Leave it on me, i just found a root cause inside of engine and fill make a patch tomorrow.
(In reply to Denis Chaplygin from comment #19) > Well, in that case it failed with a clear error: > > libvirtError: failed to initialize gluster connection (src=0x7fcd3c000d80 > priv=0x7fcd3c001d50): Input/output error > > > Probably you have an issue with gluster cluster connectivity or the volume > itself. > > You need to verify, that > * gluster01.scl.lab.tlv.redhat.com is available from your VM host > * Gluster ports are not filtered on both VM host and all gluster hosts > * gluster peers can reach each other > * Volume storage_local_ge8_volume_0 is started and all bricks are running > * Volume is not under heal/split-brain condition. As root cause is known my input is not necessary. My gluster cluster is now up & fixed finally.
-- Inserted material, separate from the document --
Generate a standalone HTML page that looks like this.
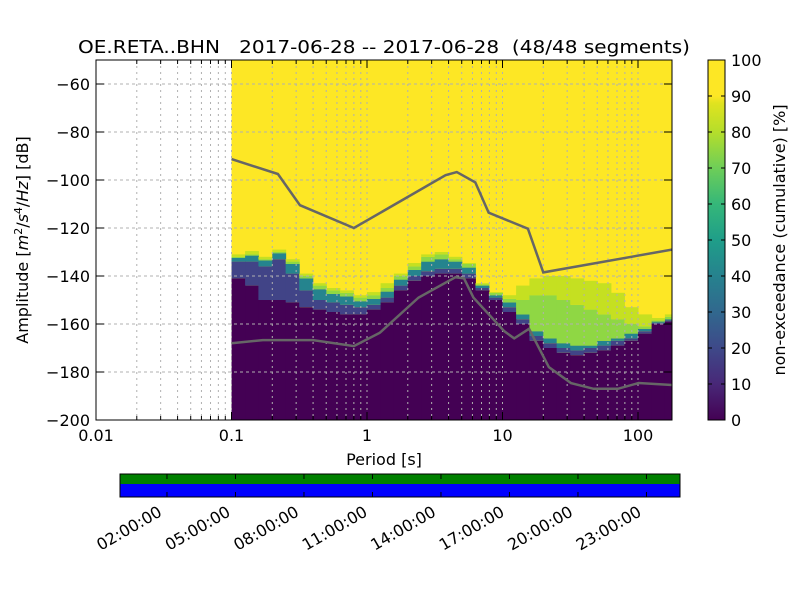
<!DOCTYPE html>
<html><head><meta charset="utf-8"><style>
html,body{margin:0;padding:0;background:#fff;}
svg{display:block;font-family:"DejaVu Sans","Liberation Sans",sans-serif;}
text{white-space:pre;}
</style></head><body>
<svg id="c" width="800" height="600" viewBox="0 0 800 600" xmlns="http://www.w3.org/2000/svg">
<defs>
<linearGradient id="vir" x1="0" y1="1" x2="0" y2="0">
<stop offset="0" stop-color="#440154"/><stop offset="0.1" stop-color="#482878"/><stop offset="0.2" stop-color="#3e4989"/><stop offset="0.3" stop-color="#31688e"/><stop offset="0.4" stop-color="#26828e"/><stop offset="0.5" stop-color="#1f9e89"/><stop offset="0.6" stop-color="#35b779"/><stop offset="0.7" stop-color="#6ece58"/><stop offset="0.8" stop-color="#b5de2b"/><stop offset="0.88" stop-color="#e0e31f"/><stop offset="0.9" stop-color="#fde725"/><stop offset="1" stop-color="#fde725"/>
</linearGradient>
<clipPath id="pc"><rect x="96" y="60" width="576" height="360"/></clipPath>
</defs>
<text x="78" y="53" font-size="18" textLength="612" lengthAdjust="spacingAndGlyphs" xml:space="preserve">OE.RETA..BHN   2017-06-28 -- 2017-06-28  (48/48 segments)</text>
<g id="heat" clip-path="url(#pc)"></g>
<g id="grid" clip-path="url(#pc)"></g>
<g id="lines" clip-path="url(#pc)"></g>
<rect x="96" y="60" width="576" height="360" fill="none" stroke="#000" stroke-width="1"/>
<g id="axes" font-size="16"></g>
<text x="384" y="465" text-anchor="middle" font-size="16">Period [s]</text>
<text transform="translate(28,240) rotate(-90)" text-anchor="middle" font-size="16">Amplitude [<tspan font-style="italic">m</tspan><tspan font-size="11" dy="-6">2</tspan><tspan dy="6">/</tspan><tspan font-style="italic">s</tspan><tspan font-size="11" dy="-6">4</tspan><tspan dy="6">/</tspan><tspan font-style="italic">Hz</tspan>] [dB]</text>
<rect x="708" y="60" width="17" height="360" fill="url(#vir)" stroke="#000"/>
<g id="cbar" font-size="16"></g>
<text transform="translate(785,240) rotate(-90)" text-anchor="middle" font-size="16">non-exceedance (cumulative) [%]</text>
<g>
<rect x="120" y="474" width="560" height="10" fill="#008000"/>
<rect x="120" y="484" width="560" height="13" fill="#0000ff"/>
<rect x="120" y="474" width="560" height="23" fill="none" stroke="#000"/>
</g>
<g id="tbar" font-size="16"></g>
</svg>
<script>
const NS="http://www.w3.org/2000/svg";
const periods=[0.1,0.126,0.158,0.2,0.251,0.316,0.398,0.501,0.631,0.794,1,1.26,1.58,2,2.51,3.16,3.98,5.01,6.31,7.94,10,12.6,15.8,20,25.1,31.6,39.8,50.1,63.1,79.4,100,126,158,200];
const purpleTop=[-141,-144,-150,-150,-151,-153,-154,-155,-156,-156,-154,-151,-146,-142,-140,-139,-139,-141,-146,-150,-155,-160,-167,-170,-172,-173,-172,-171,-169,-167,-164,-160,-159];
const blueTop=[-134,-134,-136,-133,-139,-146,-150,-151,-152,-153,-152,-149,-144,-140,-138,-137,-137,-139,-145,-149,-153,-158,-165,-168,-170,-171,-170,-169,-167,-166,-163,-159.5,-158.5];
const tealTop=[-132.5,-131.5,-133.5,-130.5,-135,-141,-145.5,-147.5,-148.5,-150.5,-149.5,-146.5,-141.5,-137.5,-134,-133,-134,-136.5,-144,-148,-151,-156,-163,-166,-168,-169,-169,-167,-166,-164,-162,-159,-158];
const greenTop=[-132,-131,-133,-130,-134,-140,-144,-146,-147,-149,-148,-145,-140,-136,-132,-131,-133,-135,-143.5,-147,-149.5,-150,-148,-148,-150,-152,-154,-156,-158,-160,-161,-158.5,-157];
const yellowBottom=[-131,-129.6,-132,-129,-133,-139,-143,-145,-146,-148,-146.7,-143,-139,-134.6,-131,-130,-132,-134.6,-143,-146.7,-148,-144,-141,-140,-140,-141,-142,-143,-147,-153,-156,-157.5,-156];
const hnmP=[0.1,0.22,0.32,0.8,3.8,4.6,6.3,7.9,15.4,20,178];
const hnmV=[-91.3,-97.5,-110.5,-120,-98,-96.7,-101,-113.6,-120.3,-138.5,-129];
const lnmP=[0.1,0.17,0.4,0.8,1.24,2.4,4.5,5.2,6.1,10.3,12.2,15.7,22,32,47,71,101,178];
const lnmV=[-168,-166.7,-166.7,-169.2,-163.7,-149,-140.5,-141,-149,-163,-166,-162,-178,-184.6,-187,-187,-184.6,-185.4];
const xTicks=[0.01,0.1,1,10,100];
const xTickLabels=["0.01","0.1","1","10","100"];
const yTicks=[-60,-80,-100,-120,-140,-160,-180,-200];
const cTicks=[0,10,20,30,40,50,60,70,80,90,100];
const timeLabels=["02:00:00","05:00:00","08:00:00","11:00:00","14:00:00","17:00:00","20:00:00","23:00:00"];
const timeHours=[2,5,8,11,14,17,20,23];

const X=p=>96+(Math.log10(p)+2)*135.5;
const Y=d=>420-(d+200)*2.4;
function mk(tag,attrs,parent){const e=document.createElementNS(NS,tag);for(const k in attrs)e.setAttribute(k,attrs[k]);parent.appendChild(e);return e;}
const heat=document.getElementById('heat');
let r=mk('rect',{x:X(0.1),y:60,width:672-X(0.1),height:360,fill:'#fde725'},heat);


const bands=[[purpleTop,null,'#440154'],[blueTop,purpleTop,'#414487'],[tealTop,blueTop,'#25848e'],[greenTop,tealTop,'#8fd744'],[yellowBottom,greenTop,'#c5e021']];
for(let k=0;k<periods.length-1;k++){
  const x0=X(periods[k]),x1=X(periods[k+1]);
  bands.forEach(([top,bot,col])=>{
    const yt=Y(top[k]),yb=bot?Y(bot[k]):420;
    if(yb>yt){const c=mk('rect',{x:x0,y:yt,width:x1-x0+0.5,height:yb-yt,fill:col},heat);
    
    }
  });
}
const grid=document.getElementById('grid');
for(let e=-2;e<=2;e++)for(let m=1;m<10;m++){const x=X(m*Math.pow(10,e));if(x>96&&x<672){const g=mk('line',{x1:x,x2:x,y1:60,y2:420,stroke:'#b0b0b0','stroke-dasharray':'2,4','stroke-width':1},grid);

}}
yTicks.forEach(v=>{const g=mk('line',{x1:96,x2:672,y1:Y(v),y2:Y(v),stroke:'#b0b0b0','stroke-dasharray':'3,3'},grid);

});
const lines=document.getElementById('lines');
function poly(P,V,name){const l=mk('polyline',{points:P.map((p,i)=>X(p)+','+Y(V[i])).join(' '),fill:'none',stroke:'#666','stroke-width':2.5},lines);

}
poly(hnmP,hnmV,'high-noise-model');
poly(lnmP,lnmV,'low-noise-model');
const axes=document.getElementById('axes');
xTicks.forEach((p,i)=>{const x=X(p);mk('line',{x1:x,x2:x,y1:420,y2:412,stroke:'#000'},axes);mk('line',{x1:x,x2:x,y1:60,y2:68,stroke:'#000'},axes);
const t=mk('text',{x:x,y:441,'text-anchor':'middle'},axes);t.textContent=xTickLabels[i];

});
for(let e=-2;e<=2;e++)for(let m=2;m<10;m++){const x=X(m*Math.pow(10,e));if(x<672){mk('line',{x1:x,x2:x,y1:420,y2:416,stroke:'#000'},axes);mk('line',{x1:x,x2:x,y1:60,y2:64,stroke:'#000'},axes);}}
yTicks.forEach(v=>{const y=Y(v);mk('line',{x1:96,x2:104,y1:y,y2:y,stroke:'#000'},axes);mk('line',{x1:664,x2:672,y1:y,y2:y,stroke:'#000'},axes);
const t=mk('text',{x:90,y:y+6,'text-anchor':'end'},axes);t.textContent=String(v).replace('-','\u2212');

});
const cb=document.getElementById('cbar');
cTicks.forEach(v=>{const y=420-v*3.6;mk('line',{x1:721,x2:725,y1:y,y2:y,stroke:'#000'},cb);mk('line',{x1:708,x2:712,y1:y,y2:y,stroke:'#000'},cb);
const t=mk('text',{x:731,y:y+6},cb);t.textContent=v;

});
const tb=document.getElementById('tbar');
timeHours.forEach((h,i)=>{const x=121.3+h*548/24;mk('line',{x1:x,x2:x,y1:474,y2:479,stroke:'#000'},tb);mk('line',{x1:x,x2:x,y1:492,y2:497,stroke:'#000'},tb);
const t=mk('text',{transform:`translate(${x-4},${515}) rotate(-30)`,'text-anchor':'end'},tb);t.textContent=timeLabels[i];

});
</script>
</body></html>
Please tell me if you are missing any more info .
Bug verification is blocked due to Bug 1497511.
Verified on: Engine 4.2.1.4-0.1.el7 VDSM 4.20.17-1 Libvirt 3.9.0-7 Qemu 2.10.0-18
This bugzilla is included in oVirt 4.2.0 release, published on Dec 20th 2017. Since the problem described in this bug report should be resolved in oVirt 4.2.0 release, published on Dec 20th 2017, it has been closed with a resolution of CURRENT RELEASE. If the solution does not work for you, please open a new bug report.